=== ENTRIES ===
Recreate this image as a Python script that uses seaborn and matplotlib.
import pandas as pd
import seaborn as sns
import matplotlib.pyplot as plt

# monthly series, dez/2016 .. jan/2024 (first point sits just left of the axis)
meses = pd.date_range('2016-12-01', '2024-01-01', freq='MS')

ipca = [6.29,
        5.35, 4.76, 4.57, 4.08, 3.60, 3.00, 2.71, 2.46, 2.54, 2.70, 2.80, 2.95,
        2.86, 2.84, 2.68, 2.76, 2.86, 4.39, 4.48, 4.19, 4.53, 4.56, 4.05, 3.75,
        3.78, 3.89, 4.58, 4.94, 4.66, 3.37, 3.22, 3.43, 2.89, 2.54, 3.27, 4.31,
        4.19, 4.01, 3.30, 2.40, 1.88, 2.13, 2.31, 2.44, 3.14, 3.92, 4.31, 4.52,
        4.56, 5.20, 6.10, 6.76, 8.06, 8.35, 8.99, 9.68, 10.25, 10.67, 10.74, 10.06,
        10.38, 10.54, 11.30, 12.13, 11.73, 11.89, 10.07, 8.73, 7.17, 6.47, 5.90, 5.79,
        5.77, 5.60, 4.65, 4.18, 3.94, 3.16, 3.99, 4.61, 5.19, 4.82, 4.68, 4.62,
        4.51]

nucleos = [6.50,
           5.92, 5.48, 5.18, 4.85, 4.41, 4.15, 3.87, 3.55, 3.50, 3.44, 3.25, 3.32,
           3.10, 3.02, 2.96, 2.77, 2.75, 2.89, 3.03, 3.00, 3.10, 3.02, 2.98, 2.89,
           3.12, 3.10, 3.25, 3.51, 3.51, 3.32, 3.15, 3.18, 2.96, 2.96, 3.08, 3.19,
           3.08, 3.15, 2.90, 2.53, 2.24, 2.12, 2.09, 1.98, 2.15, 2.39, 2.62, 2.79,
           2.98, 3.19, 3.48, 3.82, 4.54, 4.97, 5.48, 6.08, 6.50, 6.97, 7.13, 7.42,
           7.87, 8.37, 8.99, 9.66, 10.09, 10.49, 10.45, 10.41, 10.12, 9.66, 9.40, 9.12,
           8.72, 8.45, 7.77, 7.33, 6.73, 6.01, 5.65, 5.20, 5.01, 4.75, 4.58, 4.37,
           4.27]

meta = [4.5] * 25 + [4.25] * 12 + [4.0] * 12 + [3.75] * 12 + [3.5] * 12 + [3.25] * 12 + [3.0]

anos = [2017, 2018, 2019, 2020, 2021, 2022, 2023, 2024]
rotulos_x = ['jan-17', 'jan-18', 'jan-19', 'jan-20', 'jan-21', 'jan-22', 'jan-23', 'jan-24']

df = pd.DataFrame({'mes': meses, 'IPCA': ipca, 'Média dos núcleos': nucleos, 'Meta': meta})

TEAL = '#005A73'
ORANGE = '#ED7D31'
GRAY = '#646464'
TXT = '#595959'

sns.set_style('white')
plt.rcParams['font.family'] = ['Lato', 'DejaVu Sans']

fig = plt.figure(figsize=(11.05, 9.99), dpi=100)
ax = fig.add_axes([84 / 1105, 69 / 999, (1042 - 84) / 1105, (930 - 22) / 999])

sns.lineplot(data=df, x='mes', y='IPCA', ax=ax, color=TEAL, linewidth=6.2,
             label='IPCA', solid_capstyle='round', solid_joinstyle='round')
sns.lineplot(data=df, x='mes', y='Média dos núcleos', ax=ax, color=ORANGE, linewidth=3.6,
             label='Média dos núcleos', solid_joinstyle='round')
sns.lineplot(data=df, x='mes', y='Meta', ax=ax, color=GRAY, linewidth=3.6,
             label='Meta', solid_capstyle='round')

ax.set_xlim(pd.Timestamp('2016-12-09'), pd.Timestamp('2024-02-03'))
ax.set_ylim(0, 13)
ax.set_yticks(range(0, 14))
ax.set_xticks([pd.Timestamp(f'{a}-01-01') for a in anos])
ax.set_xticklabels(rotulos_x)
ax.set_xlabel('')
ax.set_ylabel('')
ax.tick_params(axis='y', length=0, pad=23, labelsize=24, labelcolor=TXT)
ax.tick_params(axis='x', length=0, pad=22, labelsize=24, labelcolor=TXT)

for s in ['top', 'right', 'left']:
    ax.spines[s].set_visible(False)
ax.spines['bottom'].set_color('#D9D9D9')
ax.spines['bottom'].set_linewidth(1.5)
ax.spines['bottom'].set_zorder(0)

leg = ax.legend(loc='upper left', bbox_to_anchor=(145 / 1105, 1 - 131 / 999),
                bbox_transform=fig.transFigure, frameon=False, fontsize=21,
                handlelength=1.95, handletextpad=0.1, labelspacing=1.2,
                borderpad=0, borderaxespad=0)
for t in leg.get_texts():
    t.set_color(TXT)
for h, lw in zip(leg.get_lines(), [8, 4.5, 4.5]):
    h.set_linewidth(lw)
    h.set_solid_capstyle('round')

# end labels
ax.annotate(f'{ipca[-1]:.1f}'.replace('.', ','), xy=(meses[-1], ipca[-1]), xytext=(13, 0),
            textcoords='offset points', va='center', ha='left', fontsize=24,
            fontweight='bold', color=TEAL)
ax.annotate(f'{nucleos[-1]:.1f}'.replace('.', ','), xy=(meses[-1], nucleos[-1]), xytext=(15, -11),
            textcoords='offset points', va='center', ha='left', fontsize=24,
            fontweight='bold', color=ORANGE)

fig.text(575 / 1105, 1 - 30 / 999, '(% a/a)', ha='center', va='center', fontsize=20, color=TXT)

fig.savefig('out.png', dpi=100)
---
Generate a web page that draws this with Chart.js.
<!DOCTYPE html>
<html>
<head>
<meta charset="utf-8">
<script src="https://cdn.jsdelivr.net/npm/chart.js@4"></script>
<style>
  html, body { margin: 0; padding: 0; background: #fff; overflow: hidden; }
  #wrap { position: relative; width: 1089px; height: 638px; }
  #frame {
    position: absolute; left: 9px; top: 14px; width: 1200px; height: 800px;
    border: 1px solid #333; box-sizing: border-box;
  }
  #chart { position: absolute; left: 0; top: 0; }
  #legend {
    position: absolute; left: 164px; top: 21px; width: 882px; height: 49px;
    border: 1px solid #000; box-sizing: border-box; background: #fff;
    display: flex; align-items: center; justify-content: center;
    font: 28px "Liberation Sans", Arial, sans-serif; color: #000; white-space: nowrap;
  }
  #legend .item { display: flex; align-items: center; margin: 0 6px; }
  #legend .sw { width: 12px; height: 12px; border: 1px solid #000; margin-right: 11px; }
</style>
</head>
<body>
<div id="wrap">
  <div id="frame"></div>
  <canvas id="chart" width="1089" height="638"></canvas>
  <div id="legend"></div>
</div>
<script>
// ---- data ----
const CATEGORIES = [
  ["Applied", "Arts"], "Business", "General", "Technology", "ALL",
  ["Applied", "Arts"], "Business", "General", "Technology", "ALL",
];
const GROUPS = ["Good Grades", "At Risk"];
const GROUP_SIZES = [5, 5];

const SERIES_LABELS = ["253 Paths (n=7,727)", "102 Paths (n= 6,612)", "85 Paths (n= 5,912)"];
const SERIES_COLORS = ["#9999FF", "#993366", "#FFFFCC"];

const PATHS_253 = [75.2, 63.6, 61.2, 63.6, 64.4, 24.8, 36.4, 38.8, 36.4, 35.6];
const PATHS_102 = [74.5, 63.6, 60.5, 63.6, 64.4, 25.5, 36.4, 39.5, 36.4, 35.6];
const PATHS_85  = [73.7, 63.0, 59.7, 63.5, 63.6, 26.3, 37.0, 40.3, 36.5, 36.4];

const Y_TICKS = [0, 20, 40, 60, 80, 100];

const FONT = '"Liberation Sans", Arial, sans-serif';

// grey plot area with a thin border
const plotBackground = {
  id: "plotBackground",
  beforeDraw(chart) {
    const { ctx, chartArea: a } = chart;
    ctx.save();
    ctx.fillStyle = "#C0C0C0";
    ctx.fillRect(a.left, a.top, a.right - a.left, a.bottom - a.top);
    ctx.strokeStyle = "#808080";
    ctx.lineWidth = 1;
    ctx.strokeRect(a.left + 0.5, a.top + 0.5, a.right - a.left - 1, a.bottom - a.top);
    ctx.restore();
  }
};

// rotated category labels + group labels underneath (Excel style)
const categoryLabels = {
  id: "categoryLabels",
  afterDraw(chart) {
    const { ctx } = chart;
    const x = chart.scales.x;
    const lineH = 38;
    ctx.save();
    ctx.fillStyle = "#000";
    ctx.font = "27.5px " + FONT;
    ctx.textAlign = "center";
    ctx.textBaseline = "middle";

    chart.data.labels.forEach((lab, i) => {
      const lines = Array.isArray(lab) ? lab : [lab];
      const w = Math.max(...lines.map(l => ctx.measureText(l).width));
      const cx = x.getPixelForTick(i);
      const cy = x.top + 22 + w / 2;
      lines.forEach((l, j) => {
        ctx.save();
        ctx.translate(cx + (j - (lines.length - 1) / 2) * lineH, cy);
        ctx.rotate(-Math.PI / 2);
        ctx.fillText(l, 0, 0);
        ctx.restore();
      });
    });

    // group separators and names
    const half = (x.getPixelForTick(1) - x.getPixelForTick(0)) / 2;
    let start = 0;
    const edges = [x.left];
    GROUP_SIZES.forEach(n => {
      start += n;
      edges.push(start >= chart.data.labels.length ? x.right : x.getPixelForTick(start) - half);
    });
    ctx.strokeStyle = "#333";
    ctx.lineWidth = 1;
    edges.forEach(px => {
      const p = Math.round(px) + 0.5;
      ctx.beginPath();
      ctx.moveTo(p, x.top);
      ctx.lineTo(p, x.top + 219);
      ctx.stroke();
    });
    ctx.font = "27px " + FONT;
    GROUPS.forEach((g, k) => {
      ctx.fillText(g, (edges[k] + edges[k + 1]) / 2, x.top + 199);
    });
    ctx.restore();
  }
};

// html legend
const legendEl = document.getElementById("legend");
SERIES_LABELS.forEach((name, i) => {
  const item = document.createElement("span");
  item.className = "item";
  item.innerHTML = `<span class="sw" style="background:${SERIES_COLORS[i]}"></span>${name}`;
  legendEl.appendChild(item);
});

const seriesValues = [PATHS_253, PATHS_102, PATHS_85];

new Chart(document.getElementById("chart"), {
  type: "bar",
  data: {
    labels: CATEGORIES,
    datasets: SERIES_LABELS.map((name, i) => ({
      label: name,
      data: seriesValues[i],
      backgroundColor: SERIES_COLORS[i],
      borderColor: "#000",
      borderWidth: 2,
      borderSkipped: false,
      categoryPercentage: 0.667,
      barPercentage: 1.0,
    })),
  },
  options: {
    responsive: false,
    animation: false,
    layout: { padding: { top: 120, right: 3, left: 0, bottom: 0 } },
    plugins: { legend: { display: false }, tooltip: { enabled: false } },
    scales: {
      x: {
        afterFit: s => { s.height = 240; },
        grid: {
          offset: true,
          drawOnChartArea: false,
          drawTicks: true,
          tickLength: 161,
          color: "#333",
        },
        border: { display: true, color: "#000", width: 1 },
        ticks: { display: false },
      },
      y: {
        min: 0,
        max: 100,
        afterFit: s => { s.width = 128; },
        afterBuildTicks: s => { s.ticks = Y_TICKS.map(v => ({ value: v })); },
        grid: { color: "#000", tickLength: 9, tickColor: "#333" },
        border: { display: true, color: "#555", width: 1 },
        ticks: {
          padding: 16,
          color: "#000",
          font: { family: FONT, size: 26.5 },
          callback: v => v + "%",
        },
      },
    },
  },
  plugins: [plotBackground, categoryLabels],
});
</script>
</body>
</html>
---
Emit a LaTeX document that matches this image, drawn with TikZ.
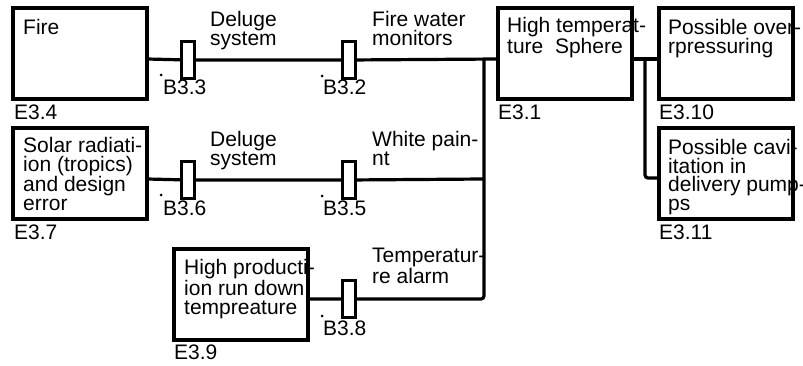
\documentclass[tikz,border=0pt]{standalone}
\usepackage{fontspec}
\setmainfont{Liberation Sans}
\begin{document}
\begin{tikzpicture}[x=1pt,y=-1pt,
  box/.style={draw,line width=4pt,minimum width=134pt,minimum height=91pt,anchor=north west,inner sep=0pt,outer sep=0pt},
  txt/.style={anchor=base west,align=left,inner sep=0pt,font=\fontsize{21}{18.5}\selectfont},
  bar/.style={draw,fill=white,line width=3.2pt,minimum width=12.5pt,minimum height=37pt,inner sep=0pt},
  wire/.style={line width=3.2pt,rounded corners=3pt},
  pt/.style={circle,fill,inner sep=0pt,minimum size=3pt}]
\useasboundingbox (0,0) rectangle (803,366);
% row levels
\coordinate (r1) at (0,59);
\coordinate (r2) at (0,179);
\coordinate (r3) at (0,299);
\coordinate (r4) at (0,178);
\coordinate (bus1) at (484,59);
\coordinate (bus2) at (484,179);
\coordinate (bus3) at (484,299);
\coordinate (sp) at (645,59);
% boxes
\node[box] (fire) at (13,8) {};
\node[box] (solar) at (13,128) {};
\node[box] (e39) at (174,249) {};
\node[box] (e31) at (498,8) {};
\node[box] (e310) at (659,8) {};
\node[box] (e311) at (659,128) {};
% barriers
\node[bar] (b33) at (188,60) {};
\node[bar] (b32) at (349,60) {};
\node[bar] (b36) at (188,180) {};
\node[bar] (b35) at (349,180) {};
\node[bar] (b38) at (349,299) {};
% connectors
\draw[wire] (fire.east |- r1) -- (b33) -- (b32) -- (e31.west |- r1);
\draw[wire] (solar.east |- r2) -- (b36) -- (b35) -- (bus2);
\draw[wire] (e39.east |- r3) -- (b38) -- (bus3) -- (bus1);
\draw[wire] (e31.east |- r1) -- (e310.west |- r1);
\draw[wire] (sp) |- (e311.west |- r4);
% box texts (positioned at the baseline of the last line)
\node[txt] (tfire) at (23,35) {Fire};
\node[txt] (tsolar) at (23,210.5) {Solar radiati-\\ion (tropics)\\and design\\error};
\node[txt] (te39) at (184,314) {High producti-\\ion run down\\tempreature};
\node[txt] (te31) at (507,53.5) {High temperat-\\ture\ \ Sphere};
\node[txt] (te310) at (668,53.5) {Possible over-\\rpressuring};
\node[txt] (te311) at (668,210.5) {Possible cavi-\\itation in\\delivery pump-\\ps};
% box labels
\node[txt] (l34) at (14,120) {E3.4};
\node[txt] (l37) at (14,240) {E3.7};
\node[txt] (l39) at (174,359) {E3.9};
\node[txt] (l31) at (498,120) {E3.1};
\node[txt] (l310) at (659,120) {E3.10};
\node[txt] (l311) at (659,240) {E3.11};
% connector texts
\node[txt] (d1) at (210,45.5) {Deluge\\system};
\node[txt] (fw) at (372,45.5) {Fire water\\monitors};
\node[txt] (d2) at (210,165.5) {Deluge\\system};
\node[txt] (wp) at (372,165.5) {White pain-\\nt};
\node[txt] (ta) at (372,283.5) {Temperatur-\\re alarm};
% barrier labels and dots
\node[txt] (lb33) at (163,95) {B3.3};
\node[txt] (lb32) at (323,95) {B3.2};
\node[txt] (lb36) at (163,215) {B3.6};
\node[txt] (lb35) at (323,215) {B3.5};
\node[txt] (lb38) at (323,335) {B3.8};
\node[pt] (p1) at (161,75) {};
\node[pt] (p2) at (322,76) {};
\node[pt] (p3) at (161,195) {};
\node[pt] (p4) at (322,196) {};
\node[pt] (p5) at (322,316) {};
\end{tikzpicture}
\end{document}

=== TASK INSTRUCTIONS ===
The required output is an exact reproduction of the lines starting at the one that contains "Recreate this image" and ending at the one that contains "ax = fig.add_axes([84". Both boundary lines belong to it.

=== REPLY TO THE EXERCISE ===
Recreate this image as a Python script that uses seaborn and matplotlib.
import pandas as pd
import seaborn as sns
import matplotlib.pyplot as plt

# monthly series, dez/2016 .. jan/2024 (first point sits just left of the axis)
meses = pd.date_range('2016-12-01', '2024-01-01', freq='MS')

ipca = [6.29,
        5.35, 4.76, 4.57, 4.08, 3.60, 3.00, 2.71, 2.46, 2.54, 2.70, 2.80, 2.95,
        2.86, 2.84, 2.68, 2.76, 2.86, 4.39, 4.48, 4.19, 4.53, 4.56, 4.05, 3.75,
        3.78, 3.89, 4.58, 4.94, 4.66, 3.37, 3.22, 3.43, 2.89, 2.54, 3.27, 4.31,
        4.19, 4.01, 3.30, 2.40, 1.88, 2.13, 2.31, 2.44, 3.14, 3.92, 4.31, 4.52,
        4.56, 5.20, 6.10, 6.76, 8.06, 8.35, 8.99, 9.68, 10.25, 10.67, 10.74, 10.06,
        10.38, 10.54, 11.30, 12.13, 11.73, 11.89, 10.07, 8.73, 7.17, 6.47, 5.90, 5.79,
        5.77, 5.60, 4.65, 4.18, 3.94, 3.16, 3.99, 4.61, 5.19, 4.82, 4.68, 4.62,
        4.51]

nucleos = [6.50,
           5.92, 5.48, 5.18, 4.85, 4.41, 4.15, 3.87, 3.55, 3.50, 3.44, 3.25, 3.32,
           3.10, 3.02, 2.96, 2.77, 2.75, 2.89, 3.03, 3.00, 3.10, 3.02, 2.98, 2.89,
           3.12, 3.10, 3.25, 3.51, 3.51, 3.32, 3.15, 3.18, 2.96, 2.96, 3.08, 3.19,
           3.08, 3.15, 2.90, 2.53, 2.24, 2.12, 2.09, 1.98, 2.15, 2.39, 2.62, 2.79,
           2.98, 3.19, 3.48, 3.82, 4.54, 4.97, 5.48, 6.08, 6.50, 6.97, 7.13, 7.42,
           7.87, 8.37, 8.99, 9.66, 10.09, 10.49, 10.45, 10.41, 10.12, 9.66, 9.40, 9.12,
           8.72, 8.45, 7.77, 7.33, 6.73, 6.01, 5.65, 5.20, 5.01, 4.75, 4.58, 4.37,
           4.27]

meta = [4.5] * 25 + [4.25] * 12 + [4.0] * 12 + [3.75] * 12 + [3.5] * 12 + [3.25] * 12 + [3.0]

anos = [2017, 2018, 2019, 2020, 2021, 2022, 2023, 2024]
rotulos_x = ['jan-17', 'jan-18', 'jan-19', 'jan-20', 'jan-21', 'jan-22', 'jan-23', 'jan-24']

df = pd.DataFrame({'mes': meses, 'IPCA': ipca, 'Média dos núcleos': nucleos, 'Meta': meta})

TEAL = '#005A73'
ORANGE = '#ED7D31'
GRAY = '#646464'
TXT = '#595959'

sns.set_style('white')
plt.rcParams['font.family'] = ['Lato', 'DejaVu Sans']

fig = plt.figure(figsize=(11.05, 9.99), dpi=100)
ax = fig.add_axes([84 / 1105, 69 / 999, (1042 - 84) / 1105, (930 - 22) / 999])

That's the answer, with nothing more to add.